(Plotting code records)
=====
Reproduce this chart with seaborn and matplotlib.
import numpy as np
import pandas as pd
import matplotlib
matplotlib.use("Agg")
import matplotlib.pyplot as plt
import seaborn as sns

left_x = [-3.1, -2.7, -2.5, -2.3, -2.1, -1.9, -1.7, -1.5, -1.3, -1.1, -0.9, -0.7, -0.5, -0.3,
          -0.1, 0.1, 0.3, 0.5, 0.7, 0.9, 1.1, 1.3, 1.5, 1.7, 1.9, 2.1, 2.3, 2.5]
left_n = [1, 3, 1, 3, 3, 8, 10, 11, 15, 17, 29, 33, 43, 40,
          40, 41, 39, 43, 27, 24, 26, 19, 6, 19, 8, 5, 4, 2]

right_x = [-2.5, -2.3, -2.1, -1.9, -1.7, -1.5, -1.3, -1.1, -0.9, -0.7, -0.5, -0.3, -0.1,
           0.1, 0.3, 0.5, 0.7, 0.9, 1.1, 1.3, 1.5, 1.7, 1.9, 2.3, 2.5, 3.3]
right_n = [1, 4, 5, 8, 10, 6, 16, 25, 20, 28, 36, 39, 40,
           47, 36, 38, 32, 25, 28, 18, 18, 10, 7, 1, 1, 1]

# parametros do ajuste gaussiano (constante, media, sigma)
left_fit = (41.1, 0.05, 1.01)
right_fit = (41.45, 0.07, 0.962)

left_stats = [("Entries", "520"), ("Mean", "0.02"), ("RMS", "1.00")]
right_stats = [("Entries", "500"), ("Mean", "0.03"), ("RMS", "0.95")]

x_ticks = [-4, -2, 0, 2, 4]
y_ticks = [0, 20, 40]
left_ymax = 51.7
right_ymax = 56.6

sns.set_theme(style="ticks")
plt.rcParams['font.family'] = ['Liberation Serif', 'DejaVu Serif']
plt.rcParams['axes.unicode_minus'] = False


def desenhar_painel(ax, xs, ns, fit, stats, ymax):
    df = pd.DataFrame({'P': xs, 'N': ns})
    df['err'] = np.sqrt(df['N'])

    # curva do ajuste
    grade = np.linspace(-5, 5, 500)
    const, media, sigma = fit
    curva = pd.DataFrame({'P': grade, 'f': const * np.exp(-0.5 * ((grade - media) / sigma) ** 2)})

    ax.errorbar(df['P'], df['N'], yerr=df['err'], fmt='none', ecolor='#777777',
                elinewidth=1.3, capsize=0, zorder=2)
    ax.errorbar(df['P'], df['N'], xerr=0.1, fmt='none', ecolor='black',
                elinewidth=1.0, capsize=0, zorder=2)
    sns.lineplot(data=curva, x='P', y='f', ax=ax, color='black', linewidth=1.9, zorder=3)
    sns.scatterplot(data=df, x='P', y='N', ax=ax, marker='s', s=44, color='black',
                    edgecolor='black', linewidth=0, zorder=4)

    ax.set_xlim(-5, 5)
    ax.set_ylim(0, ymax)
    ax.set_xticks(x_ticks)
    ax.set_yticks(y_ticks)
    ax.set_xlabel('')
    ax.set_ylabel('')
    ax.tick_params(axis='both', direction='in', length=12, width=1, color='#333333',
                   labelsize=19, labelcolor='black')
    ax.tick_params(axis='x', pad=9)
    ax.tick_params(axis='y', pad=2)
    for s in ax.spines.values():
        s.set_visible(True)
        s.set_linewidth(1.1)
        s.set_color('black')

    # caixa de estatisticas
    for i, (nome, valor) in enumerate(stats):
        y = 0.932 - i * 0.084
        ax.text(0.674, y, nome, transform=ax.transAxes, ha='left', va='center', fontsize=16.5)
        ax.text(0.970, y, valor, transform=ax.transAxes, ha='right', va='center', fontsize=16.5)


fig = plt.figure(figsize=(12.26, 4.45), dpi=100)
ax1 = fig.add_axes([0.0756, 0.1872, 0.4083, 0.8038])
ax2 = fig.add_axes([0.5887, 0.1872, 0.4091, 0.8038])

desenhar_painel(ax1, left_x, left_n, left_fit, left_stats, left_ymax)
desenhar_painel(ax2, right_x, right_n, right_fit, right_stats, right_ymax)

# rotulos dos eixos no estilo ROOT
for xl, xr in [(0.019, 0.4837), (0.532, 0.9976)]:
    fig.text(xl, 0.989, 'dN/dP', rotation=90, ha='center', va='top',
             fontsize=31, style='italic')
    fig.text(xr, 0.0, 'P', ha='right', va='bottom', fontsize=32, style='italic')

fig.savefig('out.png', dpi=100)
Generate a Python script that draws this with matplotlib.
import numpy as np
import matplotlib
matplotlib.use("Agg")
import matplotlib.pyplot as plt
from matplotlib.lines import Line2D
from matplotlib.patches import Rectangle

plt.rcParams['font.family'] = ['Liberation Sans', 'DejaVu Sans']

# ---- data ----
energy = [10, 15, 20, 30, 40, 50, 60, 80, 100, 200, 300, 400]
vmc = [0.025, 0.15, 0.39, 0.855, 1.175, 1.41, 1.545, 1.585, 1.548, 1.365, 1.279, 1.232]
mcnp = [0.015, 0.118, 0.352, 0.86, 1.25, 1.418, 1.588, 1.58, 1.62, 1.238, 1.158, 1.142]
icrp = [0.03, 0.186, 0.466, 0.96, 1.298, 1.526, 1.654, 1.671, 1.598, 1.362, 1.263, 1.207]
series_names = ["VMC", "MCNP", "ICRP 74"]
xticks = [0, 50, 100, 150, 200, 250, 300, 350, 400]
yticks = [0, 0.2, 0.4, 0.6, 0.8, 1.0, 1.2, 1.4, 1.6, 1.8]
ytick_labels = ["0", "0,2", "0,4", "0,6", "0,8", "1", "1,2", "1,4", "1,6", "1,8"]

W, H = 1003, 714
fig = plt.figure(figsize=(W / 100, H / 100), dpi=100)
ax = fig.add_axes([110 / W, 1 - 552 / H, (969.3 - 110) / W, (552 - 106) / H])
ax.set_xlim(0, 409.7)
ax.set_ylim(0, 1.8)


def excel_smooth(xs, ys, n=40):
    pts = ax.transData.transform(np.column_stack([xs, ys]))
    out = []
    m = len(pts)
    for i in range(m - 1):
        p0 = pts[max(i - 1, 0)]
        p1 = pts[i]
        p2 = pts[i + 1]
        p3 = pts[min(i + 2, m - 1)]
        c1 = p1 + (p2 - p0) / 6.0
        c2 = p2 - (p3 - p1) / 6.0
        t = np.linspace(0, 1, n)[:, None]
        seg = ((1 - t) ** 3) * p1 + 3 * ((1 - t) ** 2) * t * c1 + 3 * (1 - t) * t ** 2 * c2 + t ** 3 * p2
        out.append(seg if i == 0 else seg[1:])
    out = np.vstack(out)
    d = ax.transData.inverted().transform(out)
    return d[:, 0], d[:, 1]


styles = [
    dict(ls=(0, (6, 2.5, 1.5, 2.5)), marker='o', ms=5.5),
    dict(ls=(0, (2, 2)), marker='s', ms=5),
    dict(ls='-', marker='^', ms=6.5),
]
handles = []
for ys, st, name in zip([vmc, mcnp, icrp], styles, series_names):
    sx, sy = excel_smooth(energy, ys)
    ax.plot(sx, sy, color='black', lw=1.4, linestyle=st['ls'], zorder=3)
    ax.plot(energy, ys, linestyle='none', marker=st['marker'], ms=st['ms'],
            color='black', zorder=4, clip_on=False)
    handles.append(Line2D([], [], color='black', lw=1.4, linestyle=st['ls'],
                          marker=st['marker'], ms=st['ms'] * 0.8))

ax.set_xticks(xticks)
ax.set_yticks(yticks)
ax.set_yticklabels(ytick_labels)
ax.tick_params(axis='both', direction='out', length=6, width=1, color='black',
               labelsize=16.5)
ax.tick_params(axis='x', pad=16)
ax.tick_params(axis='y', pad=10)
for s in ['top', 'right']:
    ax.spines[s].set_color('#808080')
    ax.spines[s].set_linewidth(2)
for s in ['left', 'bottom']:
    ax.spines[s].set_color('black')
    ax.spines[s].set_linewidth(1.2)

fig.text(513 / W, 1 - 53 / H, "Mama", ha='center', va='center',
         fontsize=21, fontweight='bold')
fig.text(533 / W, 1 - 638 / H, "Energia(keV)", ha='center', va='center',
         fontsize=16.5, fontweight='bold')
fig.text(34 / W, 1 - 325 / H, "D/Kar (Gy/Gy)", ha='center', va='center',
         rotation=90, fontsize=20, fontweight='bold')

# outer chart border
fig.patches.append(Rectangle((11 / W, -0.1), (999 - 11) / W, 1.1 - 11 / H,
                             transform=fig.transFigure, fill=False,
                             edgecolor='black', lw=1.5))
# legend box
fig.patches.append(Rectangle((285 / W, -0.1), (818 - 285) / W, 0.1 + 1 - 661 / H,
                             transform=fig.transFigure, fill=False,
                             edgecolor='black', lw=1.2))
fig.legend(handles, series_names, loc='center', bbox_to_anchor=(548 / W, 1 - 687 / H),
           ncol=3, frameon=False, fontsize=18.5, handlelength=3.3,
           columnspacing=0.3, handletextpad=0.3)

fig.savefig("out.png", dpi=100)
=====
__Work to complete__
Please give an exact restatement of only the lines from the beginning of the material above to the line with "edgecolor='black', linewidth=0, zorder=4)", inclusive.

__Exercise result__
Reproduce this chart with seaborn and matplotlib.
import numpy as np
import pandas as pd
import matplotlib
matplotlib.use("Agg")
import matplotlib.pyplot as plt
import seaborn as sns

left_x = [-3.1, -2.7, -2.5, -2.3, -2.1, -1.9, -1.7, -1.5, -1.3, -1.1, -0.9, -0.7, -0.5, -0.3,
          -0.1, 0.1, 0.3, 0.5, 0.7, 0.9, 1.1, 1.3, 1.5, 1.7, 1.9, 2.1, 2.3, 2.5]
left_n = [1, 3, 1, 3, 3, 8, 10, 11, 15, 17, 29, 33, 43, 40,
          40, 41, 39, 43, 27, 24, 26, 19, 6, 19, 8, 5, 4, 2]

right_x = [-2.5, -2.3, -2.1, -1.9, -1.7, -1.5, -1.3, -1.1, -0.9, -0.7, -0.5, -0.3, -0.1,
           0.1, 0.3, 0.5, 0.7, 0.9, 1.1, 1.3, 1.5, 1.7, 1.9, 2.3, 2.5, 3.3]
right_n = [1, 4, 5, 8, 10, 6, 16, 25, 20, 28, 36, 39, 40,
           47, 36, 38, 32, 25, 28, 18, 18, 10, 7, 1, 1, 1]

# parametros do ajuste gaussiano (constante, media, sigma)
left_fit = (41.1, 0.05, 1.01)
right_fit = (41.45, 0.07, 0.962)

left_stats = [("Entries", "520"), ("Mean", "0.02"), ("RMS", "1.00")]
right_stats = [("Entries", "500"), ("Mean", "0.03"), ("RMS", "0.95")]

x_ticks = [-4, -2, 0, 2, 4]
y_ticks = [0, 20, 40]
left_ymax = 51.7
right_ymax = 56.6

sns.set_theme(style="ticks")
plt.rcParams['font.family'] = ['Liberation Serif', 'DejaVu Serif']
plt.rcParams['axes.unicode_minus'] = False


def desenhar_painel(ax, xs, ns, fit, stats, ymax):
    df = pd.DataFrame({'P': xs, 'N': ns})
    df['err'] = np.sqrt(df['N'])

    # curva do ajuste
    grade = np.linspace(-5, 5, 500)
    const, media, sigma = fit
    curva = pd.DataFrame({'P': grade, 'f': const * np.exp(-0.5 * ((grade - media) / sigma) ** 2)})

    ax.errorbar(df['P'], df['N'], yerr=df['err'], fmt='none', ecolor='#777777',
                elinewidth=1.3, capsize=0, zorder=2)
    ax.errorbar(df['P'], df['N'], xerr=0.1, fmt='none', ecolor='black',
                elinewidth=1.0, capsize=0, zorder=2)
    sns.lineplot(data=curva, x='P', y='f', ax=ax, color='black', linewidth=1.9, zorder=3)
    sns.scatterplot(data=df, x='P', y='N', ax=ax, marker='s', s=44, color='black',
                    edgecolor='black', linewidth=0, zorder=4)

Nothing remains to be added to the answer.